Data records
■ ■ ■

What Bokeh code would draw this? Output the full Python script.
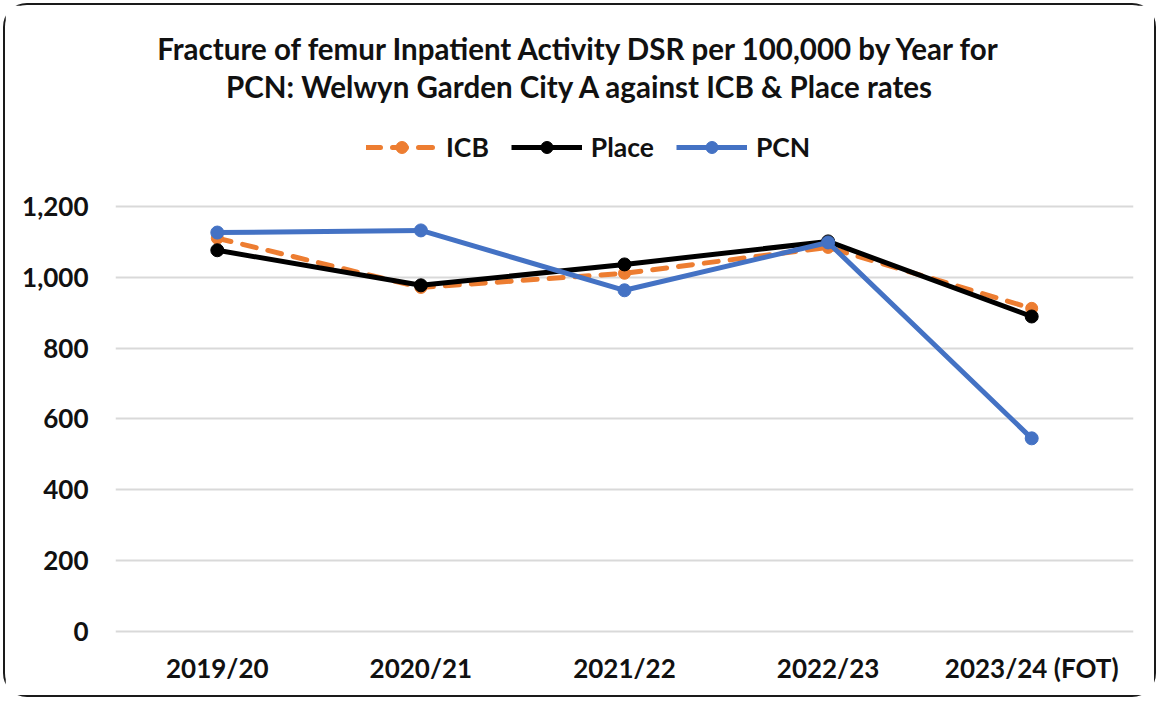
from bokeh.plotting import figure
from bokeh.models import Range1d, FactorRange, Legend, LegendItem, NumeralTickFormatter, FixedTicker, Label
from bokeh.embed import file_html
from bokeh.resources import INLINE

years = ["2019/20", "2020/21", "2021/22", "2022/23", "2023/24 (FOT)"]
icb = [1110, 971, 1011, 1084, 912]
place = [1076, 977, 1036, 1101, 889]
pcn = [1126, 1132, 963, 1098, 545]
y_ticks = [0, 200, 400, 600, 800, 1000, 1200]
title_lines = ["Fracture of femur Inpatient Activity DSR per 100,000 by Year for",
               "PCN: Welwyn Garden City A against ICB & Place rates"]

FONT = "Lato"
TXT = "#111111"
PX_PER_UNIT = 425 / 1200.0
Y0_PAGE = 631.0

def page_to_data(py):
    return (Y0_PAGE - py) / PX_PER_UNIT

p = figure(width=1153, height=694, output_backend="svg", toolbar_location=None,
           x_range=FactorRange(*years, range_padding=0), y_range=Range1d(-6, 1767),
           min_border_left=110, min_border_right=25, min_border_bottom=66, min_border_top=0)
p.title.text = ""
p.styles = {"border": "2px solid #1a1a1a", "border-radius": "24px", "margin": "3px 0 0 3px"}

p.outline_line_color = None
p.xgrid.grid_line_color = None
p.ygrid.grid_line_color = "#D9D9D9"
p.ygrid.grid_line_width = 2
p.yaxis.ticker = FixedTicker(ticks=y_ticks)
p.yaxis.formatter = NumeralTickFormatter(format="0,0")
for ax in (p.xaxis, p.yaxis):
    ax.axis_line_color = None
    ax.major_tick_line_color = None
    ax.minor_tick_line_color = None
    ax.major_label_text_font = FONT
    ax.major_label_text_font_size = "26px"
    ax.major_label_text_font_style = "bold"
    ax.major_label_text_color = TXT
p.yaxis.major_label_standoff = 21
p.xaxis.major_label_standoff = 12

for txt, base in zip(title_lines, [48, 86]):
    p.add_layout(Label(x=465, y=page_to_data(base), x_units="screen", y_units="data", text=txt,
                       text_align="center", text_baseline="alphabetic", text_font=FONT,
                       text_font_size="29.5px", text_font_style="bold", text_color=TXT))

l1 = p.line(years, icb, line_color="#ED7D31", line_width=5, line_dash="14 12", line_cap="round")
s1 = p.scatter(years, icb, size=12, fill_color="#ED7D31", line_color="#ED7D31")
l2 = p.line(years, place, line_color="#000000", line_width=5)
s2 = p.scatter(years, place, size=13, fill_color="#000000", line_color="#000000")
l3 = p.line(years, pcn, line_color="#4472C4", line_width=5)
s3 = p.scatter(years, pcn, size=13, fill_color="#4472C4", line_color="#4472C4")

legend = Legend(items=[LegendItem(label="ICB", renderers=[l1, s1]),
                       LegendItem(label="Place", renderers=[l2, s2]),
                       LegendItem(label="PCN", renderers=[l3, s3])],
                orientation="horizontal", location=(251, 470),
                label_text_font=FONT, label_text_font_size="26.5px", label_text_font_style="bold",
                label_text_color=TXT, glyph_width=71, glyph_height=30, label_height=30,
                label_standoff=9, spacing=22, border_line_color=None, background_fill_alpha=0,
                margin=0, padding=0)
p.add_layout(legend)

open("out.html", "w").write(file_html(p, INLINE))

■ ■ ■

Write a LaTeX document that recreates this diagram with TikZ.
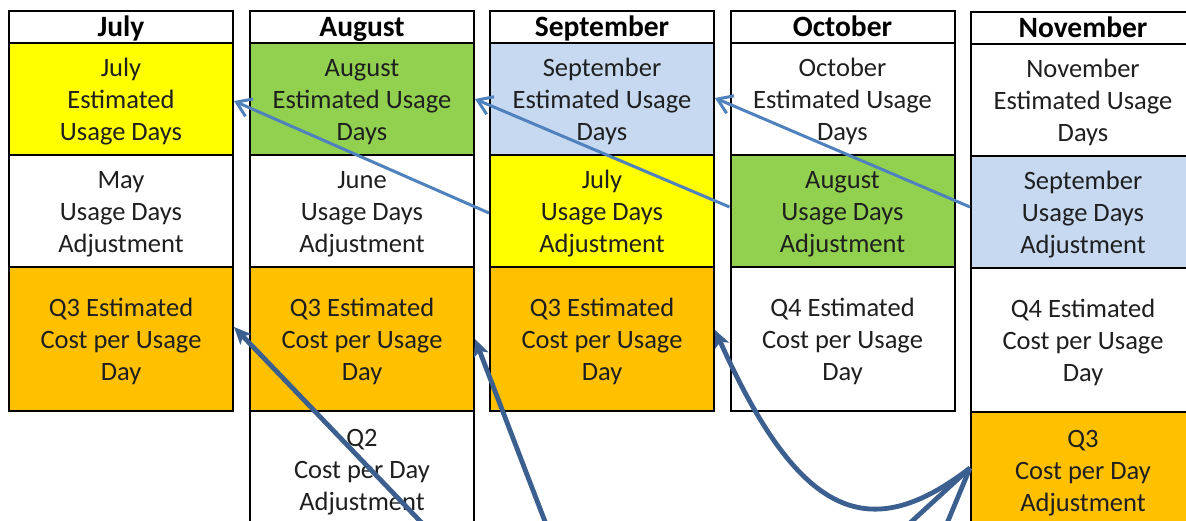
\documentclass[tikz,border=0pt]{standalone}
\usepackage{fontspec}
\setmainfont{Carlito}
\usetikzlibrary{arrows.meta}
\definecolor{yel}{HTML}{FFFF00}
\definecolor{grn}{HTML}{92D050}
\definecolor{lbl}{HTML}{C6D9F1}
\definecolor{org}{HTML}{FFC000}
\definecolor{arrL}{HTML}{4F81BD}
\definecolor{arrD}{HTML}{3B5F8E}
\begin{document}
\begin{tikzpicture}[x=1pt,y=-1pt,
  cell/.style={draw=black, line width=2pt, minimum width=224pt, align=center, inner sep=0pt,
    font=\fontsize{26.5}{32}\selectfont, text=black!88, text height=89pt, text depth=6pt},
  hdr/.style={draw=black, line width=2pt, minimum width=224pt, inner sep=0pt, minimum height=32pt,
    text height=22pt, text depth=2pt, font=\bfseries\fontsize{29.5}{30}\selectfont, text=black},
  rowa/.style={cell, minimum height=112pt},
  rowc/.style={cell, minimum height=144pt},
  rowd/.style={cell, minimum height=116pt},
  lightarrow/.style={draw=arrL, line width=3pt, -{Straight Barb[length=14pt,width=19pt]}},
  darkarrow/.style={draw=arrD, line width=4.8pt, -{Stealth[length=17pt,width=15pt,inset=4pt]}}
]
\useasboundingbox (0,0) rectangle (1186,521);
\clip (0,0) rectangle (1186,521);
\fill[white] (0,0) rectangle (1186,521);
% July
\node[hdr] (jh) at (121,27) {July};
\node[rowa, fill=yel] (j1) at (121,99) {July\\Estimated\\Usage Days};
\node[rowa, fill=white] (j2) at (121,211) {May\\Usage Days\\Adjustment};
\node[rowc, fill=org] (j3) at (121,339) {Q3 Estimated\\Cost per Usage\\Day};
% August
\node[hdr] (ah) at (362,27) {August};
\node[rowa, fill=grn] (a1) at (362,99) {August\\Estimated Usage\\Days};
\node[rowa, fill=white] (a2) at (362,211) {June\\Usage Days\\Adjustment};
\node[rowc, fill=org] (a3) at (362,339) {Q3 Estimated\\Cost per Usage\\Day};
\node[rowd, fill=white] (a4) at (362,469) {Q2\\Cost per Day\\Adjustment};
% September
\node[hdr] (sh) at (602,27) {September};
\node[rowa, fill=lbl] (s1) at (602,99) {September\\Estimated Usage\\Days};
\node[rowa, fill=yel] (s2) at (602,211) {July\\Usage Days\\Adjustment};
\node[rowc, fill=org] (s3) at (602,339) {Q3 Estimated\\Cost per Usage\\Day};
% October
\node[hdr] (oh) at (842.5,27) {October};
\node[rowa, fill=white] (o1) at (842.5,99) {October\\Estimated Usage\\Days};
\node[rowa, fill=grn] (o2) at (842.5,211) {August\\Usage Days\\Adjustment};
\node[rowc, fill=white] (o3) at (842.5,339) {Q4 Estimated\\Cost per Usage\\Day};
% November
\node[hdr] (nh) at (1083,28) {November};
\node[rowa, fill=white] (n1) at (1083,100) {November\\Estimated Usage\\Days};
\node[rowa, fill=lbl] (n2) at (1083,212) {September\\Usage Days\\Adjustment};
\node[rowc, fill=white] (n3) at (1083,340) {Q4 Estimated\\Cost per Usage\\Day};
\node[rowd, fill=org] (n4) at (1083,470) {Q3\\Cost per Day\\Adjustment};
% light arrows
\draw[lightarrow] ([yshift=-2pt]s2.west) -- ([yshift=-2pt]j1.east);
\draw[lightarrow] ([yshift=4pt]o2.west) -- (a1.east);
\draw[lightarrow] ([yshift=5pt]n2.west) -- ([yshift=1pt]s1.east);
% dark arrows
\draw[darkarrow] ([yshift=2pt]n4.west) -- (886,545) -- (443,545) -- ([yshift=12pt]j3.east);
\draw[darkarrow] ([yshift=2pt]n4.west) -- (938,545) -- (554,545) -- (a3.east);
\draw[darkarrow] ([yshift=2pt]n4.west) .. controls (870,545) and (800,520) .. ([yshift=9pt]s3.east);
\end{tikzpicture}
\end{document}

■ ■ ■

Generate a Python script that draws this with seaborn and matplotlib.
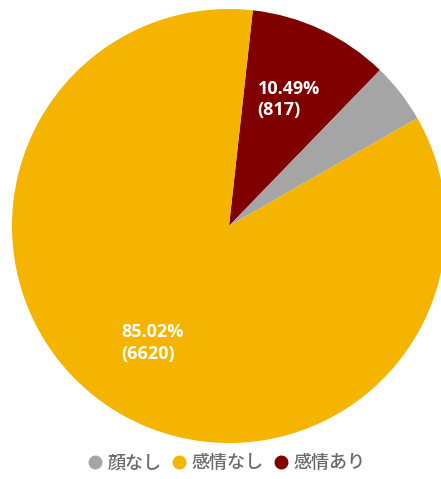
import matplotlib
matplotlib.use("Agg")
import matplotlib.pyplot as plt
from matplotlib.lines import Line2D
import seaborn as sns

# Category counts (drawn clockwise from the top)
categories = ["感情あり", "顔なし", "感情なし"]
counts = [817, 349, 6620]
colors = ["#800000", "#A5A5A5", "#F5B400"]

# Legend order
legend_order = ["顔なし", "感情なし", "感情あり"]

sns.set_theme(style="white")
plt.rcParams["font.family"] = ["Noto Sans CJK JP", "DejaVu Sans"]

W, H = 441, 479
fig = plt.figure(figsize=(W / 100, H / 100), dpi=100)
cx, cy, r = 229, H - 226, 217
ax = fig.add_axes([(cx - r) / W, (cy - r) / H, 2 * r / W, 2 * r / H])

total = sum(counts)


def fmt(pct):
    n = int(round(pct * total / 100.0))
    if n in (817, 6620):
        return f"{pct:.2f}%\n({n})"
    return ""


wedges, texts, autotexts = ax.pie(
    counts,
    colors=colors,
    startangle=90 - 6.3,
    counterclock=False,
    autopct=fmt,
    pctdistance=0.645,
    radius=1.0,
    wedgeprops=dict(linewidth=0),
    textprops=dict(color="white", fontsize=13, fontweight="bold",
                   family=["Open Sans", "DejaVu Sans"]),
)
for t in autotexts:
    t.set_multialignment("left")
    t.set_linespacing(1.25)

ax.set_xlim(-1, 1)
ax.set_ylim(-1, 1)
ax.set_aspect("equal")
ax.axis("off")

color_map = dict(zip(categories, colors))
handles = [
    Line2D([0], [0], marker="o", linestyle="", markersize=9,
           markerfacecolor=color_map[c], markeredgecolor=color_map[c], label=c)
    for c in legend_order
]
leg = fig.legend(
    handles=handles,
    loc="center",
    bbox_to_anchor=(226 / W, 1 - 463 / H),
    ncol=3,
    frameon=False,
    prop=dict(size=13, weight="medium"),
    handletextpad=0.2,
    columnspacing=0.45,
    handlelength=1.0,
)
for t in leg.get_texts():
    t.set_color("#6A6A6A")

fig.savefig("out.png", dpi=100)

■ ■ ■

- _What the task requires_:
Leave the pictures out and copy exactly the lines from the one with "What Bokeh code" through the one with "return (Y0_PAGE - py) / PX_PER_UNIT", nothing more.

- _Completed exercise_:
What Bokeh code would draw this? Output the full Python script.
from bokeh.plotting import figure
from bokeh.models import Range1d, FactorRange, Legend, LegendItem, NumeralTickFormatter, FixedTicker, Label
from bokeh.embed import file_html
from bokeh.resources import INLINE

years = ["2019/20", "2020/21", "2021/22", "2022/23", "2023/24 (FOT)"]
icb = [1110, 971, 1011, 1084, 912]
place = [1076, 977, 1036, 1101, 889]
pcn = [1126, 1132, 963, 1098, 545]
y_ticks = [0, 200, 400, 600, 800, 1000, 1200]
title_lines = ["Fracture of femur Inpatient Activity DSR per 100,000 by Year for",
               "PCN: Welwyn Garden City A against ICB & Place rates"]

FONT = "Lato"
TXT = "#111111"
PX_PER_UNIT = 425 / 1200.0
Y0_PAGE = 631.0

def page_to_data(py):
    return (Y0_PAGE - py) / PX_PER_UNIT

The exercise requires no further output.